There are about fifteen good rods and reels, both casting and spinning
outfits, light, medium and heavy. And on Styrofoam sheets on two walls there
are more than 500 good usable lures of all kinds. My tackle box, now rearranged and holding some of everything,
must weigh 25 pounds.
When I
lived near Bull Shoals Lake, I started spending an hour or two out of each
duck-hunting, mushroom hunting, turkey hunting or fishing trip out of the boat,
looking for arrowheads and fishing lures in the high water debris. I have done the same thing on about
every lake I ever spent time on, including ones in Canada.
In a box in
the basement some of those Canadian muskie lures I found are nearly a foot
long, and there are a bunch of lures there only an inch or so long. Quite a
contrast! Most of those need hooks
replaced, many are without any paint, but many are like they just came out of
the box. I had no idea how many
there were in that drawer but they number over 300. On my antique lure wall, honest-to-goodness rare lures from
back decades ago, there are another 300, a dozen antique rods and 25 or so
antique reels.
So I will
get to the point.
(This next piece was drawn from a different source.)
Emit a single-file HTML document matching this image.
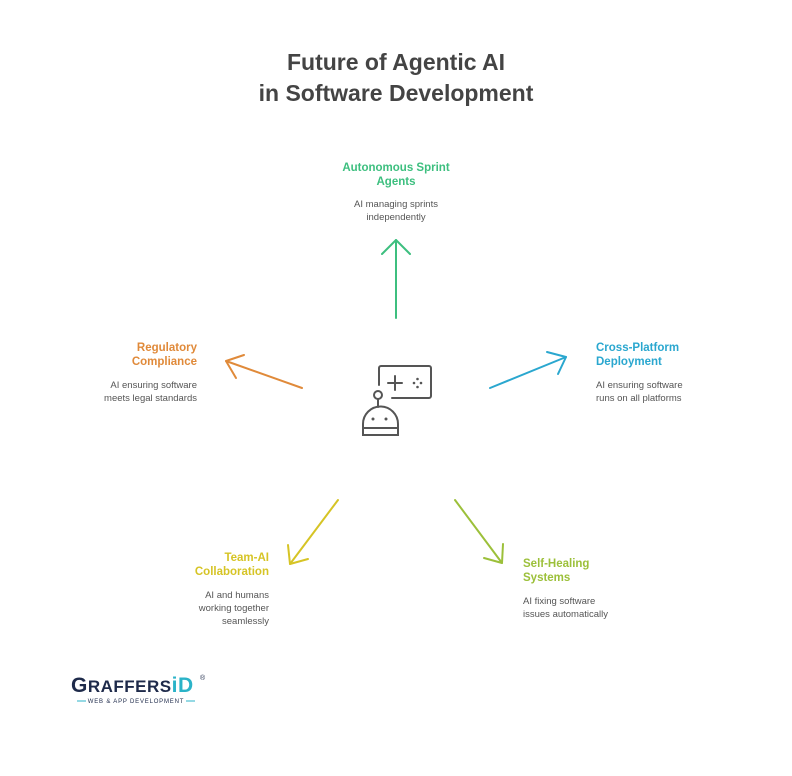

I have decided
to try to bring the entire antique lure collection, or however much of it I can
manage to the Outdoorsman’s Swap meet the last Saturday in March. And I will see if I can get a large
number of the other lures there too, the good ones ready to fish. You can come and see one of the widest variety
of fishing lures you ever have seen, and perhaps help me identify some I can’t
name.
If I sell
any… and it is hard for us fishing lure hoarders to do that… we will put the
money into our account for the Panther Creek Wilderness Adventure ranch for
underprivileged children and boys without fathers.